Just 24 hours after a group gathered to remember pedestrians killed in traffic crashes in 2021, a man riding his bike on Nolensville Pike was hit by a car and killed. He is the sixth pedestrian or cyclist killed on Nashville streets this year.

"There are seven roads that account for more than half of pedestrian deaths year after year after year in Nashville," said Lindsey Ganson, director for advocacy and communications for Walk Bike Nashville. "Of course, Nolensville is one of them."

Ganson said Walk Bike Nashville is calling on Mayor John Cooper to make changes now to make streets safer.

"There are some very basic safety improvements that could be done, that haven’t been done," said Ganson.

Ganson said additional lighting, crosswalks and protection for bike lanes are all proven to increase safety.

"Those things can all have really big impact on safety for everyone using the road," said Ganson. "They don’t cost a lot, and don’t take a lot of time."

In May of 2021, the Nashville Department of Transportation started developing a Vision Zero Action Plan to end traffic-related deaths and serious injuries.

A spokesperson for Mayor John Cooper said in a statement that he is committed to pedestrian and traffic safety and Vision Zero. She added, over the last two years he has invested $20 million in improvements, and lowered neighborhood speed limits. Metro is also currently implementing about 50 neighborhood traffic calming projects that result in safer driving and lower speeds.

She said NDOT is already making safety improvements, as well, including improved street lighting, and new sidewalks.

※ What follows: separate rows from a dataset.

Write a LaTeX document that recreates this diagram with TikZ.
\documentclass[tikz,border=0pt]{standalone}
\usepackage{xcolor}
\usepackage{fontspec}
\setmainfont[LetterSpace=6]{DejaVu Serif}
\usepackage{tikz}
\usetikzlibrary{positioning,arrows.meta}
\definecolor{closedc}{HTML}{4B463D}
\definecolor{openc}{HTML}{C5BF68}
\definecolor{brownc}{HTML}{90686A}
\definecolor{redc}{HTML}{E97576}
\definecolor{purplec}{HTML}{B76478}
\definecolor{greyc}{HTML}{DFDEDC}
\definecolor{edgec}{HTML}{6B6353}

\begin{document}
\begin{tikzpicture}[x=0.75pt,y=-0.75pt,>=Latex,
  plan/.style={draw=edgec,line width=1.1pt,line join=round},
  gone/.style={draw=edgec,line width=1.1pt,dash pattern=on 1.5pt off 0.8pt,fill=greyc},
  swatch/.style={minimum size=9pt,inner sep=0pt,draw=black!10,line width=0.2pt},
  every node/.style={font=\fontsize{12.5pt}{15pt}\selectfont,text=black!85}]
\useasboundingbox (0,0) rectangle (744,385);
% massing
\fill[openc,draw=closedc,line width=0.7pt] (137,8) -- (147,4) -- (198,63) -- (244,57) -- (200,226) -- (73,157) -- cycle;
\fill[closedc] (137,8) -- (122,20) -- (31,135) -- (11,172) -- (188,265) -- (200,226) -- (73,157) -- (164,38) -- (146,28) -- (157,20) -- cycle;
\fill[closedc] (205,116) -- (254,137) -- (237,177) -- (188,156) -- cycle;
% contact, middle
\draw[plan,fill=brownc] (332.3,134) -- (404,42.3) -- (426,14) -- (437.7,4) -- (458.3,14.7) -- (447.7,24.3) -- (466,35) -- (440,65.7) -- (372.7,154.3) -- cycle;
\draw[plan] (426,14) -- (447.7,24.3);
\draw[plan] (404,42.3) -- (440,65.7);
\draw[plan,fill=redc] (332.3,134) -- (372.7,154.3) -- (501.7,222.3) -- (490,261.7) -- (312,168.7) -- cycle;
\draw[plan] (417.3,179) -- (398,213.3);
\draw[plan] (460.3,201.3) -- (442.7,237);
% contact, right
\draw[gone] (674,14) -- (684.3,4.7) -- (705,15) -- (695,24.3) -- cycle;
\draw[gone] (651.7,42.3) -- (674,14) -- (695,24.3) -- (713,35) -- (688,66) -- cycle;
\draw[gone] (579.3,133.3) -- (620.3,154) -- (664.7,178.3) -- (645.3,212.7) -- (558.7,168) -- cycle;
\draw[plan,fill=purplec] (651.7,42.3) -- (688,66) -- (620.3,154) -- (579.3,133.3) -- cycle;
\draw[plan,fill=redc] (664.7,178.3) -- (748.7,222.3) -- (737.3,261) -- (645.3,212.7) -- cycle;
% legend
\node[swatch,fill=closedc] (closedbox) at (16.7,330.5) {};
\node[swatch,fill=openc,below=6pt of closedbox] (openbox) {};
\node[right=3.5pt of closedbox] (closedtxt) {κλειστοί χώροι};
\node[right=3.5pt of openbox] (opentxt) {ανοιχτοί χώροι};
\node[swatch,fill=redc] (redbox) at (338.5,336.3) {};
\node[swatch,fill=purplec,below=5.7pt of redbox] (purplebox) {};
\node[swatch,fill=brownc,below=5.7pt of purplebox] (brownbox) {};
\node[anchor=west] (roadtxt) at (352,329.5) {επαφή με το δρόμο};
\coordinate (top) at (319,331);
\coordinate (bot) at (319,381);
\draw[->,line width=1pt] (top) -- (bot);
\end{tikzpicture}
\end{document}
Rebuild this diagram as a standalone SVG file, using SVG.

However, critics said after eight months, the Vision Zero Plan is still mainly focused on research and feedback, and not much action has been taken.

"We have been doing a lot of planning within Nashville and that is all wonderful," said Ganson. "But there are things that can happen in the short term that haven’t happened."

The Vision Zero Plan is open for public comment through Feb. 4, and officials hope to have a plan finalized by late next month.